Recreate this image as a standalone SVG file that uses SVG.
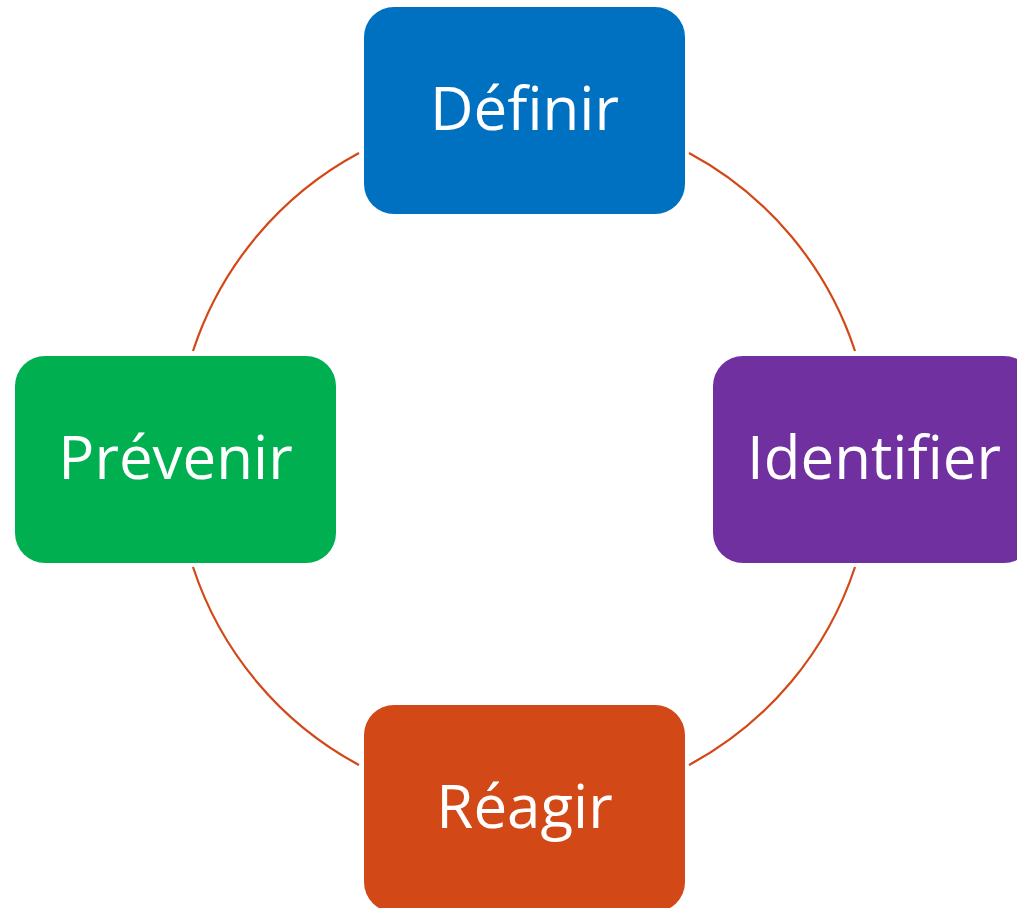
<svg xmlns="http://www.w3.org/2000/svg" width="1017" height="908" viewBox="0 0 1017 908">
<style>
.lbl{font-family:"Open Sans","Noto Sans",sans-serif;font-size:60px;fill:#ffffff;text-anchor:middle}
.arc{fill:none;stroke:#D24817;stroke-width:2.2}
</style>
<rect width="1017" height="908" fill="#ffffff"/>
<g id="connectors">
<path class="arc" d="M 359 153 A 348 348 0 0 0 193 351"/>
<path class="arc" d="M 193 567 A 348 348 0 0 0 359 765"/>
<path class="arc" d="M 689 765 A 348 348 0 0 0 855 567"/>
<path class="arc" d="M 855 351 A 348 348 0 0 0 689 153"/>
</g>
<g id="definir">
<rect x="364" y="7" width="321" height="207" rx="30" fill="#0070C0"/>
<text class="lbl" x="524.5" y="130">Définir</text>
</g>
<g id="identifier">
<rect x="713" y="356" width="321" height="207" rx="30" fill="#7030A0"/>
<text class="lbl" x="874" y="479">Identifier</text>
</g>
<g id="reagir">
<rect x="364" y="705" width="321" height="207" rx="30" fill="#D24817"/>
<text class="lbl" x="524.5" y="828">Réagir</text>
</g>
<g id="prevenir">
<rect x="15" y="356" width="321" height="207" rx="30" fill="#00B050"/>
<text class="lbl" x="175.5" y="479">Prévenir</text>
</g>
</svg>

● ● ● ●

▶ **BRIEF**:
Give the material again exactly as it is, but keep the pictures out.

▶ **RESULT OF THIS EXERCISE**:
Recreate this image as a standalone SVG file that uses SVG.
<svg xmlns="http://www.w3.org/2000/svg" width="1017" height="908" viewBox="0 0 1017 908">
<style>
.lbl{font-family:"Open Sans","Noto Sans",sans-serif;font-size:60px;fill:#ffffff;text-anchor:middle}
.arc{fill:none;stroke:#D24817;stroke-width:2.2}
</style>
<rect width="1017" height="908" fill="#ffffff"/>
<g id="connectors">
<path class="arc" d="M 359 153 A 348 348 0 0 0 193 351"/>
<path class="arc" d="M 193 567 A 348 348 0 0 0 359 765"/>
<path class="arc" d="M 689 765 A 348 348 0 0 0 855 567"/>
<path class="arc" d="M 855 351 A 348 348 0 0 0 689 153"/>
</g>
<g id="definir">
<rect x="364" y="7" width="321" height="207" rx="30" fill="#0070C0"/>
<text class="lbl" x="524.5" y="130">Définir</text>
</g>
<g id="identifier">
<rect x="713" y="356" width="321" height="207" rx="30" fill="#7030A0"/>
<text class="lbl" x="874" y="479">Identifier</text>
</g>
<g id="reagir">
<rect x="364" y="705" width="321" height="207" rx="30" fill="#D24817"/>
<text class="lbl" x="524.5" y="828">Réagir</text>
</g>
<g id="prevenir">
<rect x="15" y="356" width="321" height="207" rx="30" fill="#00B050"/>
<text class="lbl" x="175.5" y="479">Prévenir</text>
</g>
</svg>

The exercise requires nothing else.